Glauben Sie, dass Tarik al-Aissamis Antisemitismus etwas mit seinem arabischen Hintergrund zu tun hat?

Nein. Es gibt in Venezuela eine große und gute arabische Gemeinde. Wir hatten nie Probleme mit den arabischstämmigen Venezolanern. Manche versuchen, diese Gemeinde zu radikalisieren, doch ich glaube nicht, dass dies gelingen wird.

Wie sieht das bei den anderen Venezolanern aus? Hat die antisemitische Propaganda Auswirkungen auf das Verhalten der nichtjüdischen Venezolaner gegenüber der jüdischen Gemeinde?

Nein, das glaube ich nicht. Die Venezolaner sind nicht grundsätzlich antisemitisch. Es gibt keine offene antisemitische Gewalt aus der Bevölkerung. Im Alltag spielt der Antisemitismus kaum eine Rolle. Die Venezolaner sind sehr offenherzig, wenn es darum geht, Immigranten zu integrieren. Das kann man nicht mit dem Antisemitismus in Europa vergleichen, wo aus der Bevölkerung immer wieder antisemitische Anschläge kommen.

Ein venezolanischer Student wollte am 23. Oktober 2006 in Caracas einen Bombenanschlag auf die US-Botschaft verüben. Dabei bezog er sich in Flugblättern auf die Hizbollah.

Für mich zeigt das, dass der Staat die Hizbollah unterstützt. Denn interessant ist, dass der Täter drei Tage lang auf der Polizeistation festgehalten wurde, ohne dass irgendjemand diesen Vorfall untersuchte. Warum? Um den Zellen Zeit zu geben, Spuren zu vernichten.

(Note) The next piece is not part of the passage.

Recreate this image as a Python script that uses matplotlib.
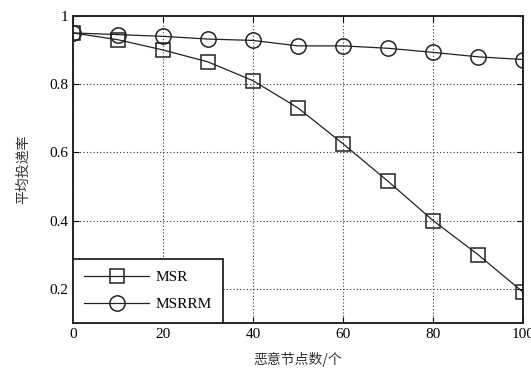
import matplotlib
matplotlib.use("Agg")
import matplotlib.pyplot as plt

x = [0, 10, 20, 30, 40, 50, 60, 70, 80, 90, 100]
msr = [0.95, 0.93, 0.90, 0.865, 0.81, 0.73, 0.625, 0.515, 0.40, 0.30, 0.19]
msrrm = [0.95, 0.945, 0.94, 0.932, 0.928, 0.912, 0.912, 0.905, 0.893, 0.88, 0.872]
xticks = [0, 20, 40, 60, 80, 100]
yticks = [0.2, 0.4, 0.6, 0.8, 1.0]
yticklabels = ["0.2", "0.4", "0.6", "0.8", "1"]

plt.rcParams['font.family'] = ['Liberation Serif', 'Noto Sans CJK SC']

fig = plt.figure(figsize=(5.31, 3.69), dpi=100)
ax = fig.add_axes([0.1375, 0.125, 0.8475, 0.832])

ax.plot(x, msr, color='#222222', lw=0.9, marker='s', ms=10, mfc='none',
        mec='#222222', mew=1.1, label='MSR')
ax.plot(x, msrrm, color='#222222', lw=0.9, marker='o', ms=11, mfc='none',
        mec='#222222', mew=1.1, label='MSRRM')

ax.set_xlim(0, 100)
ax.set_ylim(0.1, 1)
ax.set_xticks(xticks)
ax.set_yticks(yticks)
ax.set_yticklabels(yticklabels)
ax.grid(True, linestyle=(0, (1, 2)), color='#333333', lw=0.8)
ax.tick_params(direction='in', top=True, right=True, labelsize=11, length=4)
for s in ax.spines.values():
    s.set_linewidth(1.4)
    s.set_color('#222222')

ax.set_xlabel('恶意节点数/个', family=['Noto Sans CJK SC'], fontsize=10,
              color='#333333', labelpad=8)
ax.set_ylabel('平均投递率', family=['Noto Sans CJK SC'], fontsize=10,
              color='#333333', labelpad=14)

leg = ax.legend(loc='lower left', fancybox=False, edgecolor='#222222',
                handlelength=4.2, borderaxespad=0, fontsize=11, framealpha=1,
                labelspacing=0.9, borderpad=0.75, handletextpad=0.45)
leg.get_frame().set_linewidth(1.3)

fig.savefig('out.png', dpi=100)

Wo soll er seinen Sprengstoff hergehabt haben?

In den internationalen Medien war immer davon die Rede, dass er ein verwirrter Einzel­täter sei.

Klar, weil die Regierung will, dass das die Leute glauben!

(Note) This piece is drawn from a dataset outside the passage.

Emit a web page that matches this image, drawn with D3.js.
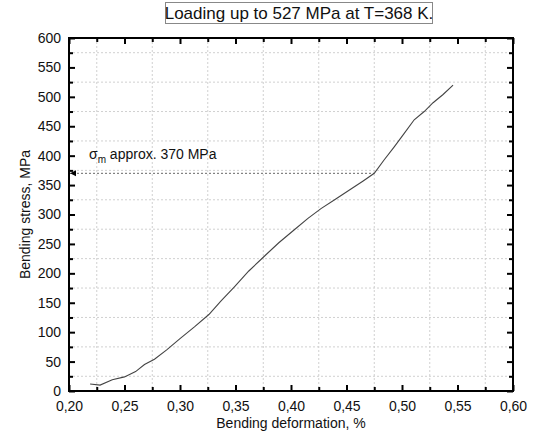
<!DOCTYPE html>
<html>
<head>
<meta charset="utf-8">
<script src="https://cdn.jsdelivr.net/npm/d3@7"></script>
<style>
  body { margin: 0; background: #fff; }
  text { font-family: "Liberation Sans", Arial, sans-serif; fill: #111; }
</style>
</head>
<body>
<div id="chart"></div>
<script>
// curve
var deformation = [0.219, 0.228, 0.239, 0.250, 0.260, 0.268, 0.277, 0.288, 0.300, 0.313,
                   0.326, 0.337, 0.349, 0.362, 0.376, 0.389, 0.403, 0.415, 0.427, 0.440,
                   0.453, 0.465, 0.475, 0.484, 0.493, 0.502, 0.511, 0.520, 0.528, 0.537, 0.546]
var stress = [12, 10, 19, 24, 33, 45, 54, 70, 89, 109,
              130, 153, 177, 204, 229, 252, 274, 293, 310, 326,
              342, 357, 370, 393, 415, 438, 461, 475, 490, 504, 520]

var xMajor = [0.20, 0.25, 0.30, 0.35, 0.40, 0.45, 0.50, 0.55, 0.60]
var xMinor = [0.225, 0.275, 0.325, 0.375, 0.425, 0.475, 0.525, 0.575]
var yMajor = [0, 50, 100, 150, 200, 250, 300, 350, 400, 450, 500, 550, 600]
var yMinor = [25, 75, 125, 175, 225, 275, 325, 375, 425, 475, 525, 575]

var sigmaM = 370
var sigmaX = 0.475

var W = 534, H = 434
var pLeft = 69, pRight = 513, pTop = 38, pBottom = 391

var svg = d3.select('#chart').append('svg')
  .attr('width', W)
  .attr('height', H)

var x = d3.scaleLinear().domain([0.2, 0.6]).range([pLeft, pRight])
var y = d3.scaleLinear().domain([0, 600]).range([pBottom, pTop])

var comma = function (d) { return d3.format('.2f')(d).replace('.', ',') }

// grid (dotted, on the minor positions)
svg.append('g').selectAll('line')
  .data(xMinor).enter().append('line')
  .attr('x1', d => x(d)).attr('x2', d => x(d))
  .attr('y1', pTop).attr('y2', pBottom)
  .attr('stroke', '#d0d0d0').attr('stroke-dasharray', '2,2')
svg.append('g').selectAll('line')
  .data(yMinor).enter().append('line')
  .attr('y1', d => y(d)).attr('y2', d => y(d))
  .attr('x1', pLeft).attr('x2', pRight)
  .attr('stroke', '#d0d0d0').attr('stroke-dasharray', '2,2')

// dashed level line at sigma_m
svg.append('line')
  .attr('x1', pLeft).attr('x2', x(sigmaX))
  .attr('y1', y(sigmaM)).attr('y2', y(sigmaM))
  .attr('stroke', '#666').attr('stroke-dasharray', '2,2')

svg.append('path')
  .attr('d', 'M' + (pLeft + 1) + ',' + y(sigmaM) + 'l6,-3l0,6z')
  .attr('fill', '#000')

// curve
var pts = deformation.map((d, i) => [d, stress[i]])
svg.append('path')
  .datum(pts)
  .attr('fill', 'none')
  .attr('stroke', '#444')
  .attr('stroke-width', 1.1)
  .attr('d', d3.line().x(d => x(d[0])).y(d => y(d[1])))

// axes
function styleAxis (g) {
  g.select('.domain').remove()
  g.selectAll('.tick line').attr('stroke', '#000').attr('stroke-width', 2)
  g.selectAll('.tick text').attr('font-size', 14).attr('fill', '#111')
}

var gb = svg.append('g').attr('transform', 'translate(0,' + pBottom + ')')
gb.call(d3.axisBottom(x).tickValues(xMajor).tickSize(-6).tickPadding(10).tickFormat(comma)).call(styleAxis)
gb.append('g').call(d3.axisBottom(x).tickValues(xMinor).tickSize(-4).tickFormat('')).call(styleAxis)

var gt = svg.append('g').attr('transform', 'translate(0,' + pTop + ')')
gt.call(d3.axisTop(x).tickValues(xMajor).tickSize(-6).tickFormat('')).call(styleAxis)
gt.append('g').call(d3.axisTop(x).tickValues(xMinor).tickSize(-4).tickFormat('')).call(styleAxis)

var gl = svg.append('g').attr('transform', 'translate(' + pLeft + ',0)')
gl.call(d3.axisLeft(y).tickValues(yMajor).tickSize(-6).tickPadding(8)).call(styleAxis)
gl.append('g').call(d3.axisLeft(y).tickValues(yMinor).tickSize(-4).tickFormat('')).call(styleAxis)

var gr = svg.append('g').attr('transform', 'translate(' + pRight + ',0)')
gr.call(d3.axisRight(y).tickValues(yMajor).tickSize(-6).tickFormat('')).call(styleAxis)
gr.append('g').call(d3.axisRight(y).tickValues(yMinor).tickSize(-4).tickFormat('')).call(styleAxis)

// frame
svg.append('rect')
  .attr('x', pLeft).attr('y', pTop)
  .attr('width', pRight - pLeft).attr('height', pBottom - pTop)
  .attr('fill', 'none').attr('stroke', '#000').attr('stroke-width', 2)

// annotation
var ann = svg.append('text')
  .attr('x', 89).attr('y', y(sigmaM) - 14)
  .attr('font-size', 14)
ann.append('tspan').text('σ')
ann.append('tspan').attr('font-size', 10).attr('dy', 4).text('m')
ann.append('tspan').attr('dy', -4).text(' approx. 370 MPa')

// axis titles
svg.append('text')
  .attr('x', (pLeft + pRight) / 2).attr('y', 428)
  .attr('text-anchor', 'middle').attr('font-size', 14)
  .text('Bending deformation, %')

svg.append('text')
  .attr('transform', 'translate(25,' + ((pTop + pBottom) / 2) + ') rotate(-90)')
  .attr('text-anchor', 'middle').attr('dy', '0.35em').attr('font-size', 14)
  .text('Bending stress, MPa')

// title box
svg.append('rect')
  .attr('x', 165.5).attr('y', 2.5).attr('width', 267).attr('height', 21)
  .attr('fill', '#fff').attr('stroke', '#888')
svg.append('text')
  .attr('x', 299).attr('y', 19)
  .attr('text-anchor', 'middle').attr('font-size', 17)
  .text('Loading up to 527 MPa at T=368 K.')
</script>
</body>
</html>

Wie sieht denn die Situation bei den unabhängigen und oppositionellen Medien aus? Sie schreiben für El Universal und sprechen sich freimütig gegen Chávez aus. Das gleiche gilt für den Fernsehsender Globovisión. Sehen Sie diese Medien in Bedrängnis?

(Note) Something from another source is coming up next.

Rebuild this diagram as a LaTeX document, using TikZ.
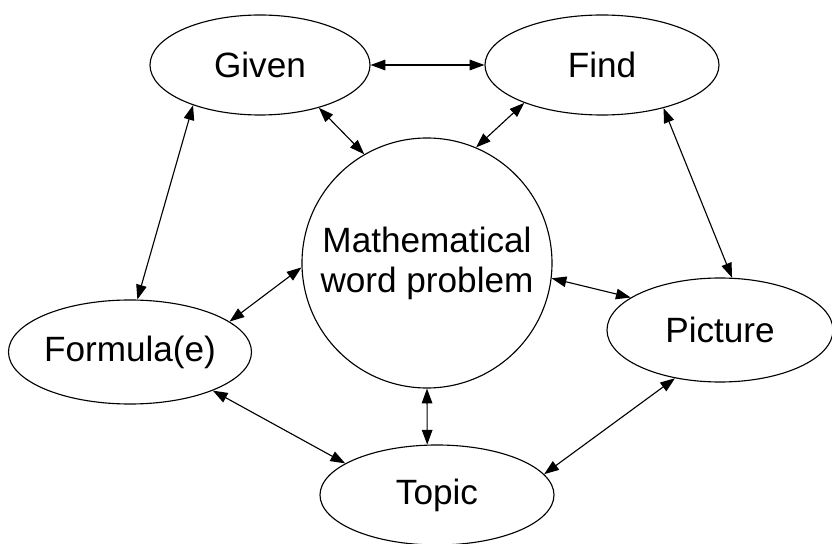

Die unabhängigen Medien machen gute Arbeit. Sie bieten eine andere Sicht. Aber sie sind im Hintertreffen gegenüber den staatlichen Medien. Nur die staatlichen Stationen erreichen mit direkter Übertragung die ganze Bevölkerung.

Aber Globovisión wird doch in Maracaibo, Mérida und Caracas direkt übertragen. Wie viel Prozent der Bevölkerung erreicht Globovisión?

Ungefähr 50 Prozent der Bevölkerung. Aber was man auch bedenken muss, ist, dass Pressefreiheit nicht nur bedeutet, dass man schreiben darf, was man will. Wenn man Korruption oder ähnliches aufdeckt, dann erwartet man, dass dies auch untersucht wird. Aber das tut die Regierung nicht. Wann immer die unabhängigen Medien etwas aufdecken, redet die Regierung von einer Verschwörung der Presse mit Kapitalisten, den Imperialisten, den Zionisten … So wird jede Kritik der Medien abgeschmettert.

In einem Ihrer Artikel haben Sie geschrieben, dass die Regierung »die moralischen, religiösen und ethischen Werte« zerstöre und damit »das Fundament einer freien Gesellschaft« vernichte. Was meinen Sie damit?

Wenn die Bande der Familie und der Religion vernichtet werden, so dass die Gesellschaft aus atomisierten Individuen besteht, dann sind diese Individuen anfälliger, in Massenbewegungen aufzugehen. Und genau das versucht die derzeitige Regierung Venezuelas durchzusetzen.